Le (ou la) Duchesse Anne[1], ex Grossherzogin Elisabeth [2], est le dernier trois-mâts carré français. Il est construit en 1901, avec une coque en acier, par le chantier Johann C. Tecklenborg de Bremerhaven-Geestemünde (Brême) selon les plans dessinés par M.G.W Claussen. Pour l'époque, ils sont considérés comme un chef-d’œuvre[3]. Le Duchesse Anne a d'ailleurs trois siters ships. Ancien navire école de la marine marchande allemande passé sous pavillon de la Marine nationale française, c'est aujourd'hui un bateau musée, visible dans le port de Dunkerque. C'est le plus grand voilier français préservé. Il est classé monument historique.

Sommaire

[modifier] Voilier école allemand pendant 35 ans

Le voilier est d'abord un bateau école sous pavillon allemand. Il porte alors le nom de "Grossherzogin Elisabeth" (Grande Duchesse Elisabeth) en l'honneur de sa marraine la Duchesse d'Oldenbourg qui, parce qu'elle était souffrante, ne pu cependant être présente le jour du lancement, le 7 mars 1901. Exploité par son armateur qui en avait passé commande, l'association des voiliers écoles allemands (Deutscher Schulschiff Verein) présidée par le Grand Duc d'Oldenbourg, le voilier est alors placé sous le commandement du Capitaine Ragener. L'équipage comprend vingt hommes, parmi lesquels un officier, 6 sous-officiers et 7 matelots chargés de l'encadrement des jeunes apprentis.

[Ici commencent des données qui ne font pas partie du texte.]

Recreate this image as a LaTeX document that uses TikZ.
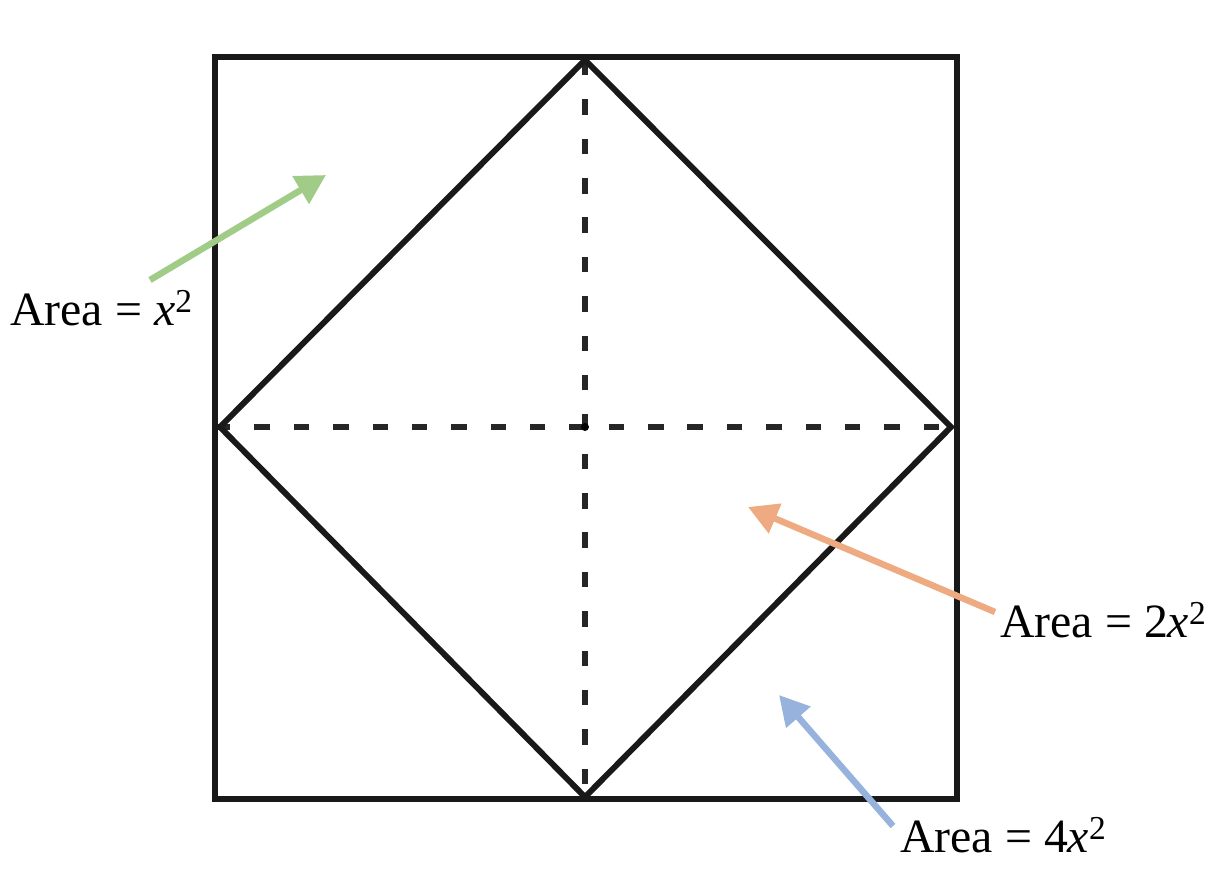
\documentclass[tikz,border=0pt]{standalone}
\usepackage{fontspec}
\setmainfont{Liberation Serif}
\usetikzlibrary{arrows.meta}
\definecolor{grn}{RGB}{160,204,136}
\definecolor{org}{RGB}{238,170,128}
\definecolor{blu}{RGB}{152,178,222}
\tikzset{
  edge/.style={line width=4.2pt, black!90, line join=miter},
  dashln/.style={line width=4.4pt, black!85, dash pattern=on 11pt off 17pt},
  ptr/.style={line width=4.6pt, -{Triangle[length=21pt,width=22pt]}},
  lbl/.style={font=\fontsize{34}{40}\selectfont, anchor=base west, inner sep=0pt}
}
\begin{document}
\begin{tikzpicture}[x=0.025cm,y=-0.025cm]
\useasboundingbox (0,0) rectangle (1207,880);
% outer square corners
\coordinate (TL) at (215,57);
\coordinate (TR) at (957,57);
\coordinate (BR) at (957,799);
\coordinate (BL) at (215,799);
% diamond vertices
\coordinate (T) at (585,60);
\coordinate (R) at (951,427);
\coordinate (B) at (585,797);
\coordinate (L) at (220,427);
\coordinate (Lh) at (215,427);
\coordinate (C) at (585,427);
% dashed lines
\draw[dashln] (Lh) -- (R);
\draw[dashln] (T) -- (B);
\fill (C) circle (4);
% square and diamond
\draw[edge] (TL) -- (TR) -- (BR) -- (BL) -- cycle;
\draw[edge] (T) -- (R) -- (B) -- (L) -- cycle;
% labels
\node[lbl] (a1) at (10,325) {Area = \textit{x}\textsuperscript{2}};
\node[lbl] (a2) at (1000,637) {Area = 2\textit{x}\textsuperscript{2}};
\node[lbl] (a4) at (900,852) {Area = 4\textit{x}\textsuperscript{2}};
% arrows
\coordinate (g0) at (150,280);
\coordinate (g1) at (326,175);
\coordinate (o0) at (995,612);
\coordinate (o1) at (748,507);
\coordinate (b0) at (893,826);
\coordinate (b1) at (779,695);
\draw[ptr, grn] (g0) -- (g1);
\draw[ptr, org] (o0) -- (o1);
\draw[ptr, blu] (b0) -- (b1);
\end{tikzpicture}
\end{document}
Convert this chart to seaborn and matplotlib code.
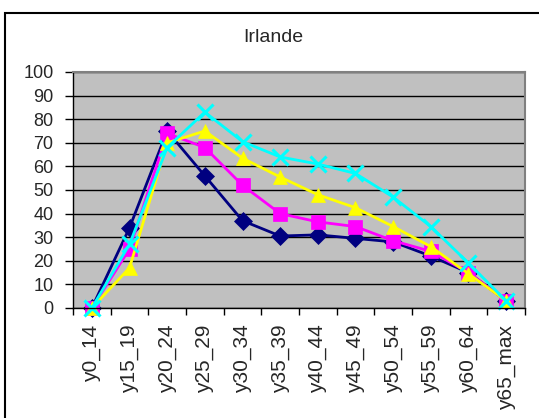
import seaborn as sns
import matplotlib.pyplot as plt
import pandas as pd
from matplotlib.patches import Rectangle

# DATA
age_groups = ['y0_14', 'y15_19', 'y20_24', 'y25_29', 'y30_34', 'y35_39',
              'y40_44', 'y45_49', 'y50_54', 'y55_59', 'y60_64', 'y65_max']
serie_1 = [0, 34, 75, 56, 37, 30.5, 31, 29.5, 28, 22, 15, 3]
serie_2 = [0, 25, 74, 68, 52, 40, 36.5, 34.5, 28.5, 24, 15, 3]
serie_3 = [0, 17, 70, 75, 63.5, 55.5, 48, 42.5, 34.5, 26, 14.5, 3]
serie_4 = [0, 27, 68, 83, 70.5, 64, 61, 57, 47, 34.5, 19, 3]
series_names = ['s1', 's2', 's3', 's4']

df = pd.concat([pd.DataFrame({'age': age_groups, 'value': v, 'serie': n})
                for n, v in zip(series_names, [serie_1, serie_2, serie_3, serie_4])])

palette = {'s1': '#000080', 's2': '#FF00FF', 's3': '#FFFF00', 's4': '#00FFFF'}
markers = {'s1': 'D', 's2': 's', 's3': '^', 's4': 'x'}
msizes = {'s1': 9, 's2': 10, 's3': 10.5, 's4': 11}

sns.set_style('white')
plt.rcParams['font.family'] = ['Liberation Sans', 'DejaVu Sans']

fig = plt.figure(figsize=(5.39, 4.18), dpi=100)
ax = fig.add_axes([73 / 539, 1 - 308 / 418, 452 / 539, 236 / 418])

for n in series_names:
    sub = df[df['serie'] == n]
    sns.lineplot(data=sub, x='age', y='value', ax=ax, color=palette[n],
                 linewidth=2, marker=markers[n], markersize=msizes[n],
                 markeredgewidth=2.2 if n == 's4' else 0.5,
                 markeredgecolor=palette[n], clip_on=False, legend=False)

ax.set_facecolor('#C0C0C0')
ax.set_ylim(0, 100)
ax.set_xlim(-0.5, len(age_groups) - 0.5)
ax.set_yticks(range(0, 101, 10))
ax.yaxis.grid(True, color='black', linewidth=1)
ax.set_axisbelow(True)
ax.set_xlabel('')
ax.set_ylabel('')
ax.set_xticks(range(len(age_groups)))
ax.set_xticklabels(age_groups, rotation=90, fontsize=15)
ax.set_xticks([i - 0.5 for i in range(len(age_groups) + 1)], minor=True)
ax.tick_params(axis='x', which='major', length=0, pad=12)
ax.tick_params(axis='x', which='minor', length=5, width=1, color='black', direction='out')
ax.tick_params(axis='y', length=6, width=1, color='black', direction='out', labelsize=13, pad=8)
ax.tick_params(left=True, bottom=True)
ax.xaxis.set_tick_params(which='minor', bottom=True)
for s in ['left', 'bottom']:
    ax.spines[s].set_color('black')
    ax.spines[s].set_linewidth(1)
for s in ['top', 'right']:
    ax.spines[s].set_color('#808080')
    ax.spines[s].set_linewidth(1.5)

fig.text(273 / 539, 1 - 38 / 418, 'Irlande', ha='center', va='center', fontsize=14)
fig.patches.append(Rectangle((5 / 539, -0.1), 1, 1.1 - 13 / 418, transform=fig.transFigure,
                             fill=False, edgecolor='black', linewidth=1.5))

fig.savefig('out.png', dpi=100)
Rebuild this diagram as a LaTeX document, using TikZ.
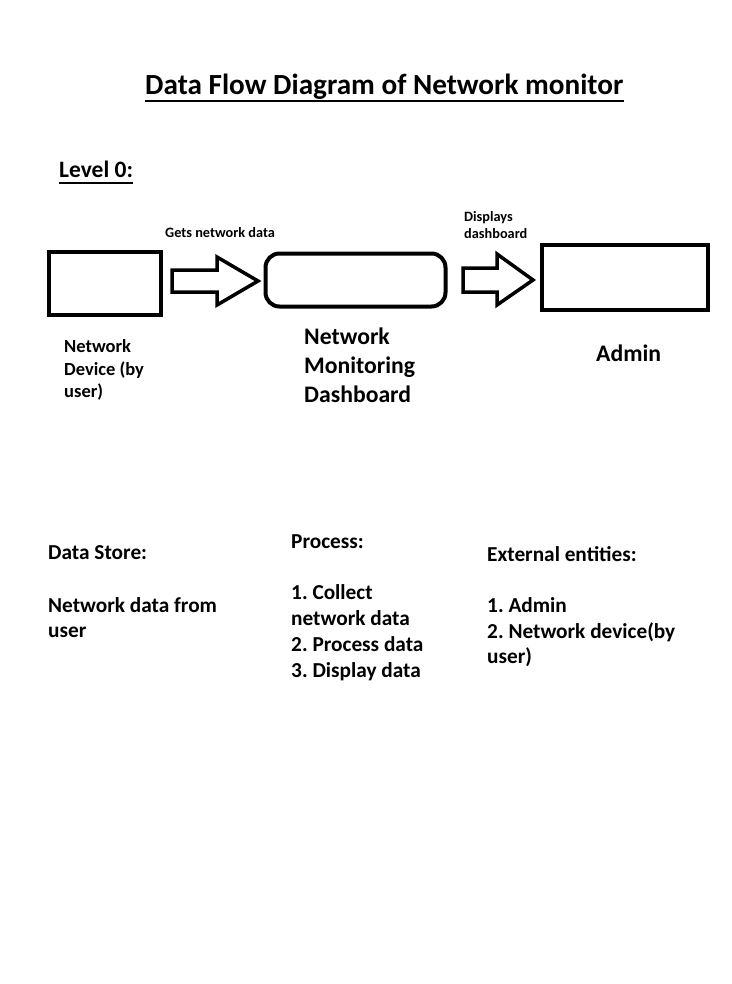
\documentclass[tikz,border=0pt]{standalone}
\usepackage{fontspec}
\setmainfont{Carlito}
\frenchspacing
\begin{document}
\begin{tikzpicture}[x=1pt,y=-1pt,
  txt/.style={anchor=base west,inner sep=0pt,font=\bfseries},
  boxline/.style={draw=black,line width=4pt},
  blockarrow/.style={draw=black,line width=3.5pt,line join=miter,fill=white}]
\useasboundingbox[fill=white] (0,0) rectangle (731,984);
% title
\node[txt,font=\bfseries\fontsize{29.2}{34}\selectfont] (title) at (145,95) {Data Flow Diagram of Network monitor};
\draw[line width=2.4pt] (title.base west) ++(0,6) -- ([yshift=-6pt]title.base east);
\node[txt,font=\bfseries\fontsize{23.5}{28}\selectfont] (level) at (59,178) {Level 0:};
\draw[line width=2pt] (level.base west) ++(0,5) -- ([yshift=-5pt]level.base east);
% boxes
\node[boxline,minimum width=112pt,minimum height=63pt,inner sep=0pt] (dev) at (105,283.5) {};
\node[boxline,rounded corners=14pt,minimum width=180pt,minimum height=53pt,inner sep=0pt] (dash) at (355.5,280) {};
\node[boxline,minimum width=166pt,minimum height=65pt,inner sep=0pt] (admin) at (625,277.5) {};
% block arrows
\coordinate (a1s) at (172,281);
\coordinate (a1t) at (258,281);
\draw[blockarrow] (a1s) ++(0,-11) -- ++(45,0) -- ++(0,-13) -- (a1t) -- (217,305) -- ++(0,-13) -- (172,292) -- cycle;
\coordinate (a2s) at (463,280);
\coordinate (a2t) at (533,280);
\draw[blockarrow] (a2s) ++(0,-12) -- ++(34,0) -- ++(0,-14) -- (a2t) -- (497,305) -- ++(0,-13) -- (463,292) -- cycle;
% arrow labels
\tikzset{small/.style={txt,font=\bfseries\fontsize{14.3}{17}\selectfont}}
\node[small] (l1) at (165,237) {Gets network data};
\node[small] (l2a) at (464,222) {Displays};
\node[small] (l2b) at (464,239) {dashboard};
% entity labels
\tikzset{mid/.style={txt,font=\bfseries\fontsize{18.5}{22}\selectfont}}
\node[mid] (d1) at (64,352) {Network};
\node[mid] (d2) at (64,375) {Device (by};
\node[mid] (d3) at (64,397) {user)};
\tikzset{big/.style={txt,font=\bfseries\fontsize{23.7}{28}\selectfont}}
\node[big] (n1) at (304,344) {Network};
\node[big] (n2) at (304,373) {Monitoring};
\node[big] (n3) at (304,402) {Dashboard};
\node[big] (ad) at (596,361) {Admin};
% legend columns
\tikzset{leg/.style={txt,font=\bfseries\fontsize{21.3}{25}\selectfont}}
\node[leg] (ds) at (48,559) {Data Store:};
\node[leg] (ds1) at (48,612) {Network data from};
\node[leg] (ds2) at (48,637) {user};
\node[leg] (pr) at (291,548) {Process:};
\node[leg] (pr1) at (291,599) {1. Collect};
\node[leg] (pr2) at (291,625) {network data};
\node[leg] (pr3) at (291,651) {2. Process data};
\node[leg] (pr4) at (291,677) {3. Display data};
\node[leg] (ex) at (487,561) {External entities:};
\node[leg] (ex1) at (487,612) {1. Admin};
\node[leg] (ex2) at (487,638) {2. Network device(by};
\node[leg] (ex3) at (487,663) {user)};
\end{tikzpicture}
\end{document}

Le Duchesse Anne à Dunkerque
Le Duchesse Anne à Dunkerque

Le navire est en effet affecté à la formation d'officiers et de marins de la marine marchande. A partir d'Esfleth, sont port d'attache, il effectue régulièrement ses voyages de formation, l'été en Mer Baltique et, l'hiver, vers les eaux chaudes de l'Afrique et de l'Amérique du Sud. Les cadets et les élèves y suivaient un enseignement où alternaient les cours pratiques (navigation, maniement du bateau, matelotage...) et les cours théoriques (allemand, géographie...).

Dés après son lancement, l’empereur Guillaume II avait visité le navire en juillet 1901 lors d’une escale à Travemünde (port de Lübeck). En 1903, le voilier recevra également la visite du Tsar de Russie, Nicolas II, lors d'un voyage à Saint Petersbourg.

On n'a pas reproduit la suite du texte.